The first car to use Sila’s technology will be a Mercedes luxury S.U.V. But Mr. Berdichevsky said: “I’m not in this to make toys for the rich. I’m here to make all cars go electric.”
A few manufacturers offer cars aimed at the less wealthy. A Chevrolet Bolt, a utilitarian hatchback, lists for $25,600 before incentives. Volkswagen said this month that the entry-level version of its 2023 ID.4 electric sport utility vehicle, which the German carmaker has begun manufacturing at its factory in Chattanooga, Tenn., will start at $37,500, or around $30,000 if it qualifies for the federal tax credit.
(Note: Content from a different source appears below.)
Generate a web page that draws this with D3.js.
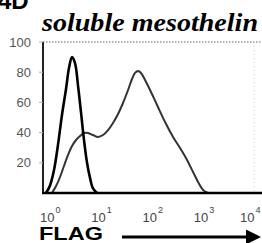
<!DOCTYPE html>
<html>
<head>
<meta charset="utf-8">
<script src="https://cdn.jsdelivr.net/npm/d3@7"></script>
<style>
  body { margin: 0; background: #fff; }
  svg { display: block; }
</style>
</head>
<body>
<div id="chart"></div>
<script>
// isotype control (black) - FL intensity and % of max
const isoX = [0.91, 1.09, 1.30, 1.56, 1.87, 2.24, 2.56, 2.93, 3.35, 3.84, 4.40, 5.02, 5.75, 6.58, 7.53, 9.02];
const isoY = [0, 5, 15, 32, 52, 69, 83, 90, 86, 71, 53, 35, 20, 10, 3, 0];

// soluble mesothelin (gray)
const mesoX = [1.19, 1.43, 1.71, 2.04, 2.45, 2.93, 3.51, 4.20, 5.02, 6.01, 7.53, 9.43, 11.8, 14.8, 18.5, 23.2,
  29.0, 36.4, 43.5, 49.8, 57.0, 65.2, 78.1, 97.8, 134, 192, 275, 377, 516, 676, 847, 1060, 1327];
const mesoY = [0, 4.6, 10.6, 17.9, 25.2, 31.1, 35.1, 37.7, 39.7, 39.7, 38.4, 37.1, 38.4, 41.7, 46.4, 52.3,
  59.6, 68.2, 75.5, 79.5, 80.8, 79.5, 74.8, 68.2, 58.3, 47.0, 37.1, 29.8, 21.9, 13.9, 7.3, 2.0, 0];

const yTicks = [20, 40, 60, 80, 100];
const xTicks = [0, 1, 2, 3, 4];

const width = 262, height = 243;
let plotL = 43, plotR = 254, plotT = 42, plotB = 193;

let svg = d3.select("#chart").append("svg")
    .attr("width", width)
    .attr("height", height);

let x = d3.scaleLog()
    .domain([Math.pow(10, -0.1), Math.pow(10, 4.02)])
    .range([plotL, plotR]);
let y = d3.scaleLinear()
    .domain([0, 100])
    .range([plotB, plotT]);

// panel letter, cut off at top like the scan
svg.append("text")
    .attr("x", -2).attr("y", 9)
    .style("font-family", "Liberation Sans, Arial, sans-serif")
    .style("font-weight", "bold")
    .style("font-size", "24px")
    .text("4D");

// title
svg.append("text")
    .attr("x", 42).attr("y", 31)
    .attr("textLength", 216)
    .attr("lengthAdjust", "spacingAndGlyphs")
    .style("font-family", "Liberation Serif, Times New Roman, serif")
    .style("font-style", "italic")
    .style("font-weight", "bold")
    .style("font-size", "25px")
    .text("soluble mesothelin");

// frame
svg.append("line")
    .attr("x1", plotL).attr("x2", width).attr("y1", plotT).attr("y2", plotT)
    .attr("stroke", "#666").attr("stroke-width", 1.2)
    .attr("stroke-dasharray", "1.5,1.5");
svg.append("line")
    .attr("x1", plotR).attr("x2", plotR).attr("y1", plotT).attr("y2", plotB)
    .attr("stroke", "#ccc").attr("stroke-width", 1)
    .attr("stroke-dasharray", "1,3");

// curves
let line = d3.line()
    .x(d => x(d[0]))
    .y(d => y(d[1]))
    .curve(d3.curveCatmullRom.alpha(0.5));

svg.append("path")
    .datum(mesoX.map((v, i) => [v, mesoY[i]]))
    .attr("d", line)
    .attr("fill", "none")
    .attr("stroke", "#333")
    .attr("stroke-width", 2);

svg.append("path")
    .datum(isoX.map((v, i) => [v, isoY[i]]))
    .attr("d", line)
    .attr("fill", "none")
    .attr("stroke", "#000")
    .attr("stroke-width", 2.6);

// axes
svg.append("line")
    .attr("x1", plotL).attr("x2", plotL).attr("y1", plotT).attr("y2", plotB)
    .attr("stroke", "#222").attr("stroke-width", 2);
svg.append("line")
    .attr("x1", plotL - 1).attr("x2", width).attr("y1", plotB).attr("y2", plotB)
    .attr("stroke", "#000").attr("stroke-width", 2.5);

// y tick labels
svg.selectAll(".ylab")
    .data(yTicks)
    .enter().append("text")
    .attr("class", "ylab")
    .attr("x", 31)
    .attr("y", d => y(d) + 4.5)
    .attr("text-anchor", "end")
    .style("font-family", "Liberation Sans, Arial, sans-serif")
    .style("font-size", "13px")
    .style("fill", "#555")
    .text(d => d);

svg.selectAll(".ytick")
    .data(yTicks)
    .enter().append("line")
    .attr("class", "ytick")
    .attr("x1", plotL - 4).attr("x2", plotL)
    .attr("y1", d => y(d)).attr("y2", d => y(d))
    .attr("stroke", "#aaa");

// x tick labels 10^n (last one nudged in so it stays on the page)
let xl = svg.selectAll(".xlab")
    .data(xTicks)
    .enter().append("text")
    .attr("class", "xlab")
    .attr("x", d => Math.min(x(Math.pow(10, d)) - 8, width - 22))
    .attr("y", 222)
    .style("font-family", "Liberation Sans, Arial, sans-serif")
    .style("font-size", "13px")
    .style("fill", "#444");
xl.append("tspan").text("10");
xl.append("tspan")
    .attr("dx", 1)
    .attr("dy", -9)
    .style("font-size", "9px")
    .text(d => d);

// axis title with arrow
svg.append("text")
    .attr("x", 39).attr("y", 240)
    .attr("textLength", 64)
    .attr("lengthAdjust", "spacingAndGlyphs")
    .style("font-family", "Liberation Sans, Arial, sans-serif")
    .style("font-weight", "bold")
    .style("font-size", "18px")
    .text("FLAG");

svg.append("defs").append("marker")
    .attr("id", "arr")
    .attr("viewBox", "0 0 10 10")
    .attr("refX", 8).attr("refY", 5)
    .attr("markerWidth", 5.5).attr("markerHeight", 5)
    .attr("orient", "auto")
    .append("path")
    .attr("d", "M0,0 L10,5 L0,10 z")
    .attr("fill", "#000");

svg.append("line")
    .attr("x1", 122).attr("x2", 258)
    .attr("y1", 237).attr("y2", 237)
    .attr("stroke", "#000").attr("stroke-width", 3)
    .attr("marker-end", "url(#arr)");
</script>
</body>
</html>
Then there is the Wuling Hongguang Mini EV, produced in China by a joint venture of General Motors and the Chinese automakers SAIC and Wuling. The car reportedly outsells the Tesla Model 3 in China. While the $4,500 price tag is unbeatable, it is unlikely that many Americans would buy a car with a top speed of barely 60 miles per hour and a range slightly over 100 miles. There is no sign that the car will be exported to the United States.
Eventually, Ms. Bailo of the Center for Automotive Research said, carmakers will run out of well-heeled buyers and aim at the other 95 percent.
“They listen to their customers,” she said. “Eventually that demand from high-income earners is going to abate.”